DRAFT CHARITIES (JERSEY) LAW 201-
The draft Charities (Jersey) Law 201- (the Charities Law), which was approved by the States of Jersey on 18 July 2014, forms part of an initiative to develop Jersey's position as a centre of excellence for philanthropic wealth structuring.
It is anticipated that the Charities Law will be brought into force on a staged basis and that, in advance of that happening, it will be supplemented by the introduction of regulations and orders and the publication of guidance.
Trusts and foundations are the two key structures used for philanthropy in Jersey, with the Trusts (Jersey) Law 1984 and the Foundations (Jersey) Law 2009 both placing a strong emphasis on the importance of flexibility, allowing for the creation of structures designed to meet an individual client's requirements.
The Charities Law will complement these two pieces of legislation by introducing a new definition of 'charitable purposes' and, for those wishing to register as a Jersey charity, a charity test, together with a system of registration.
Key features of the Charities Law are that it will:
- Provide for a Jersey Charity Commissioner, whose functions will include the issuance of guidance on the operation of the Charities Law, the operation of the charity register, the administration of the charity test to be satisfied by registered charities, and the supervision of compliance by charity governors with their duties under the Charities Law.

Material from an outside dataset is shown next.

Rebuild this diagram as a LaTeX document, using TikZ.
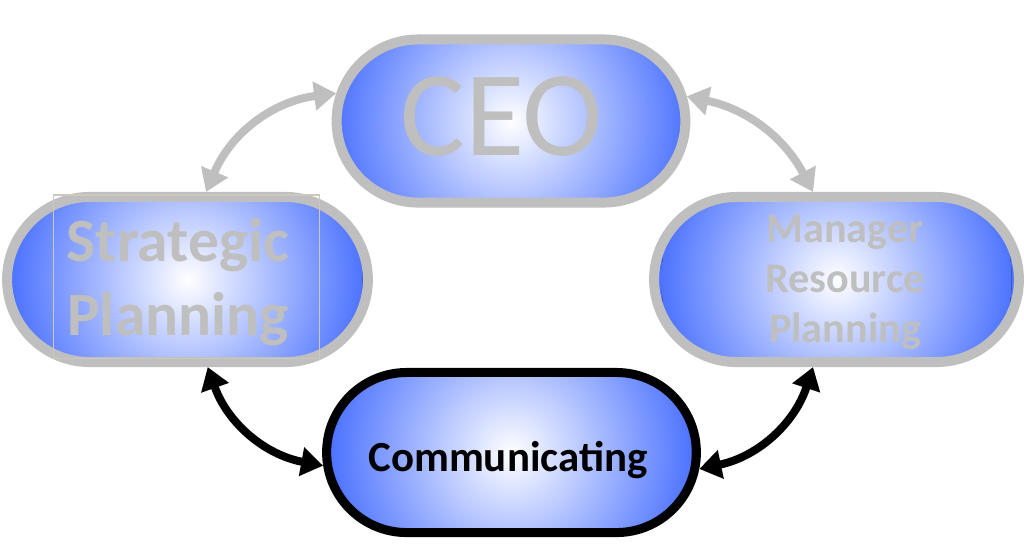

- Establish a register of charities, with general, restricted and historic sections, providing for differing levels of public access to information.
- Define the charity test to be satisfied by structures registered under the Charities Law. In due course, it is proposed that the Charities Law should be extended in scope, to introduce regulatory standards in relation to registered charities.
The content of this article is intended to provide a general guide to the subject matter. Specialist advice should be sought about your specific circumstances.